• _TO BE DONE_: Show all lines of the listing that hold the word "chart".

[Start GIVEN INFORMATION]

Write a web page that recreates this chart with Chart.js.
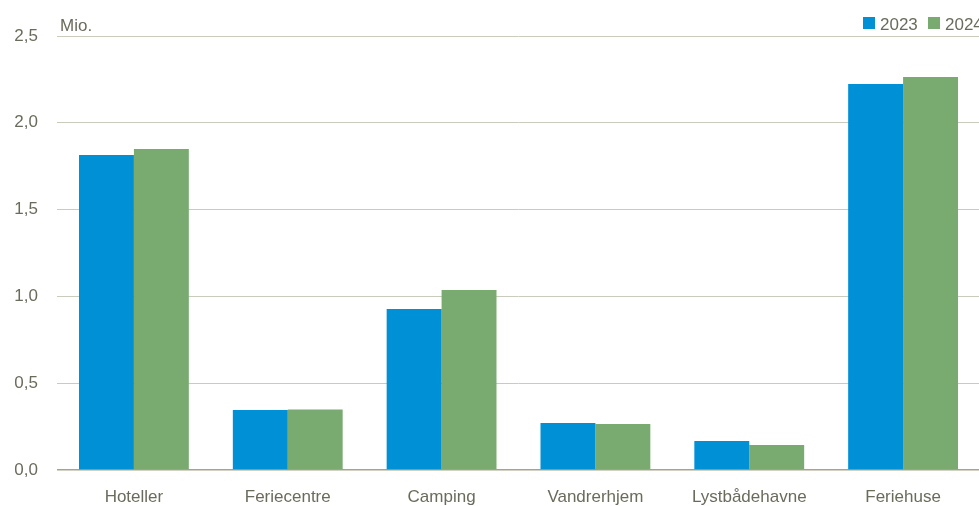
<!DOCTYPE html>
<html lang="da">
<head>
  <meta charset="UTF-8" />
  <title>Overnatninger</title>
  <script src="https://cdn.jsdelivr.net/npm/chart.js"></script>
  <style>
    html, body {
      margin: 0;
      padding: 0;
      background: #fff;
      overflow: hidden;
    }
    #wrap {
      width: 980px;
      height: 506px;
    }
  </style>
</head>
<body>
  <div id="wrap"><canvas id="chart"></canvas></div>

  <script>
    const categories = ["Hoteller", "Feriecentre", "Camping", "Vandrerhjem", "Lystbådehavne", "Feriehuse"];
    const values2023 = [1.815, 0.346, 0.927, 0.271, 0.167, 2.223];
    const values2024 = [1.849, 0.349, 1.037, 0.265, 0.144, 2.264];
    const seriesLabels = ["2023", "2024"];
    const unitLabel = "Mio.";

    const blue = "#0090d5";
    const green = "#79ab70";
    const textColor = "#6b6b5d";
    const fontFamily = "'Liberation Sans Narrow', 'Arial Narrow', 'Liberation Sans', Arial, sans-serif";

    // Unit label and legend drawn on top of the plot
    const extras = {
      id: "extras",
      afterDraw(chart) {
        const ctx = chart.ctx;
        const area = chart.chartArea;
        ctx.save();
        ctx.font = "17px " + fontFamily;
        ctx.fillStyle = textColor;
        ctx.textBaseline = "alphabetic";
        ctx.textAlign = "left";
        ctx.fillText(unitLabel, area.left + 3, area.top - 5);

        const colors = [blue, green];
        let x = 863;
        seriesLabels.forEach((label, i) => {
          ctx.fillStyle = colors[i];
          ctx.fillRect(x, 17, 12, 12);
          ctx.fillStyle = textColor;
          ctx.fillText(label, x + 17, 30);
          x += 65;
        });
        ctx.restore();
      }
    };

    new Chart(document.getElementById("chart"), {
      type: "bar",
      data: {
        labels: categories,
        datasets: [
          { label: seriesLabels[0], data: values2023, backgroundColor: blue },
          { label: seriesLabels[1], data: values2024, backgroundColor: green }
        ]
      },
      options: {
        responsive: true,
        maintainAspectRatio: false,
        animation: false,
        layout: { padding: { top: 36, right: 0, left: 0, bottom: 0 } },
        datasets: {
          bar: { categoryPercentage: 0.714, barPercentage: 1.0 }
        },
        plugins: {
          legend: { display: false },
          tooltip: { enabled: false }
        },
        scales: {
          x: {
            grid: { display: false },
            border: { display: false },
            ticks: {
              color: textColor,
              font: { family: fontFamily, size: 17 },
              padding: 9,
              maxRotation: 0
            },
            afterFit(scale) { scale.height = 36; }
          },
          y: {
            min: 0,
            max: 2.5,
            grid: {
              drawTicks: false,
              color: ctx => ctx.tick && ctx.tick.value === 0 ? "#a3a38e" : "#cbcbbd",
              lineWidth: ctx => ctx.tick && ctx.tick.value === 0 ? 1.5 : 1
            },
            border: { display: false },
            ticks: {
              stepSize: 0.5,
              color: textColor,
              font: { family: fontFamily, size: 17 },
              padding: 19,
              callback: v => v.toFixed(1).replace(".", ",")
            },
            afterFit(scale) { scale.width = 57; }
          }
        }
      },
      plugins: [extras]
    });
  </script>
</body>
</html>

[End GIVEN INFORMATION]

• _SOLUTION TO THIS TASK_:
Write a web page that recreates this chart with Chart.js.
  <script src="https://cdn.jsdelivr.net/npm/chart.js"></script>
  <div id="wrap"><canvas id="chart"></canvas></div>
      afterDraw(chart) {
        const ctx = chart.ctx;
        const area = chart.chartArea;
    new Chart(document.getElementById("chart"), {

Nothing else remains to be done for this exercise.